Da der Kläger nach den den Senat bindenden Feststellungen des FG kein betriebswirtschaftliches Studium absolviert hatte, hätte er substantiiert darlegen müssen, in welcher anderen Weise er das die notwendige fachliche Breite aufweisende betriebswirtschaftliche Wissen erworben hat (ständige Rechtsprechung, vgl. z. B. BFH-Urteil vom 18. Juni 1980 I R 109 /77, BFHE 132, 16, BStBl II 1981, 118). An einer solchen Darlegung fehlt es. Sie war auch nicht etwa deshalb entbehrlich, weil in der Steuerberaterprüfung betriebswirtschaftliche Kenntnisse verlangt werden. Nach § 11 der Verordnung zur Durchführung des Steuerberatungsgesetzes (DVStBerG) erstreckt sich die Prüfung auch auf Bereiche der Betriebswirtschaft, nämlich Buchführung und Bilanzwesen, steuerliches Revisionswesen, Aufstellung und steuerliche Beurteilung von Bilanzen, Bewertungsfragen sowie Gründung und Finanzierung unter besonderer Berücksichtigung der steuerlichen Auswirkungen. Hierbei handelt es sich jedoch nur um einen Ausschnitt aus dem betriebswirtschaftlichen Hauptgebiet des Rechnungswesens. Ausgespart sind die Bereiche der Kostenrechnung, betriebswirtschaftlichen Statistik und Vergleichsrechnung sowie der Planungsrechnung (vgl. Wöhe, Einführung in die Allgemeine Betriebswirtschaftslehre, 16. Aufl., S. 866; Greifzu, Das Rechnungswesen, 13. Aufl., S. 18).
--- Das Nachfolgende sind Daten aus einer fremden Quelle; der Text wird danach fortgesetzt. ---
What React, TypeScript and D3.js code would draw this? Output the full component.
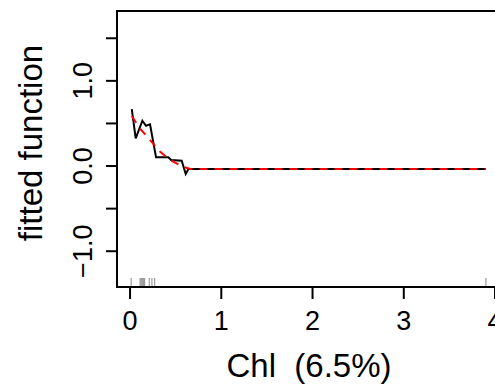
import React from "react";
import * as d3 from "d3";

// partial dependence of fitted function on Chl
const fitX = [0.019, 0.062, 0.135, 0.175, 0.219, 0.285, 0.42, 0.45, 0.566, 0.61, 0.64, 3.9];
const fitY = [0.669, 0.325, 0.532, 0.473, 0.489, 0.102, 0.102, 0.07, 0.062, -0.094, -0.035, -0.035];

// smoothed fit (red dashed)
const smoothX = [0.019, 0.11, 0.22, 0.33, 0.44, 0.58, 0.66, 3.9];
const smoothY = [0.587, 0.44, 0.305, 0.168, 0.07, -0.008, -0.035, -0.035];

// decile rug
const rugX = [0.012, 0.11, 0.12, 0.13, 0.14, 0.15, 0.16, 0.21, 0.24, 0.27, 3.9];

const xTicks = [0, 1, 2, 3, 4];
const yTicks = [-1, -0.5, 0, 0.5, 1, 1.5];
const yLabels = [-1, 0, 1];

const width = 495;
const height = 385;
const font = "'Liberation Sans', Arial, sans-serif";

const App: React.FC = () => {
    const x = d3.scaleLinear().domain([-0.143, 4.06]).range([117, 500.5]);
    const y = d3.scaleLinear().domain([-1.42, 1.82]).range([287, 11]);

    const line = d3
        .line<[number, number]>()
        .x((d) => x(d[0]))
        .y((d) => y(d[1]));

    const fitPts = fitX.map((v, i) => [v, fitY[i]] as [number, number]);
    const smoothPts = smoothX.map((v, i) => [v, smoothY[i]] as [number, number]);

    const [x0, x1] = x.range();
    const [yb, yt] = y.range();

    return (
        <div style={{ position: "fixed", top: 0, left: 0, background: "#fff" }}>
            <svg width={width} height={height} style={{ display: "block" }}>
                <rect x={0} y={0} width={width} height={height} fill="#fff" />

                {/* rug */}
                {rugX.map((v, i) => (
                    <line key={"r" + i} x1={x(v)} x2={x(v)} y1={yb} y2={yb - 9}
                        stroke="#8a8a8a" strokeWidth={1} />
                ))}

                {/* fitted line */}
                <path d={line(fitPts) ?? ""} fill="none" stroke="#000" strokeWidth={2} strokeLinejoin="miter" />
                <path d={line(smoothPts) ?? ""} fill="none" stroke="#ff0000" strokeWidth={2} strokeDasharray="8,7" />

                {/* box */}
                <rect x={x0} y={yt} width={x1 - x0} height={yb - yt} fill="none" stroke="#000" strokeWidth={2} />

                {/* x axis */}
                {xTicks.map((t) => (
                    <g key={"x" + t}>
                        <line x1={x(t)} x2={x(t)} y1={yb} y2={yb + 12} stroke="#000" strokeWidth={2} />
                        <text x={x(t)} y={330} textAnchor="middle" fontFamily={font} fontSize={27}>{t}</text>
                    </g>
                ))}
                <text x={309} y={377} textAnchor="middle" fontFamily={font} fontSize={33}
                    style={{ whiteSpace: "pre" }}>{"Chl  (6.5%)"}</text>

                {/* y axis */}
                {yTicks.map((t) => (
                    <line key={"y" + t} x1={x0 - 11} x2={x0} y1={y(t)} y2={y(t)} stroke="#000" strokeWidth={2} />
                ))}
                {yLabels.map((t) => (
                    <text key={"yl" + t} transform={`translate(92,${y(t)}) rotate(-90)`} textAnchor="middle"
                        fontFamily={font} fontSize={27}>{d3.format(".1f")(t)}</text>
                ))}
                <text transform="translate(42,143) rotate(-90)" textAnchor="middle" fontFamily={font} fontSize={33}>
                    fitted function
                </text>
            </svg>
        </div>
    );
};

export default App;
d) Der Kläger hat mit der streitigen Tätigkeit schließlich auch keine sonstige selbständige Arbeit i. S. des § 18 Abs. 1 Nr. 3 EStG ausgeübt. Unter dieser Vorschrift fallen nur die im Gesetz aufgeführten Tätigkeiten der Testamentsvollstrecker, Vermögensverwalter oder Aufsichtsratsmitglieder, oder solche Beschäftigungen, die den im Gesetz genannten ähnlich sind (BFH-Urteil vom 26. Oktober 1977 I R 110/76, BFHE 123, 507, BStBl II 1978, 137 m. w. N.). § 18 Abs. 1 Nr. 3 EStG umfaßt damit vermögensverwaltende Tätigkeiten. Die Tätigkeit des Klägers war nach den Feststellungen des FG jedoch beratender Natur.
2. Übte der Kläger demnach keine freiberufliche Tätigkeit aus, so unterlagen die streitigen Umsätze auch nicht dem in § 12 Abs. 1 Nr. 5 UStG 1973 vorgesehenen ermäßigten Steuersatz.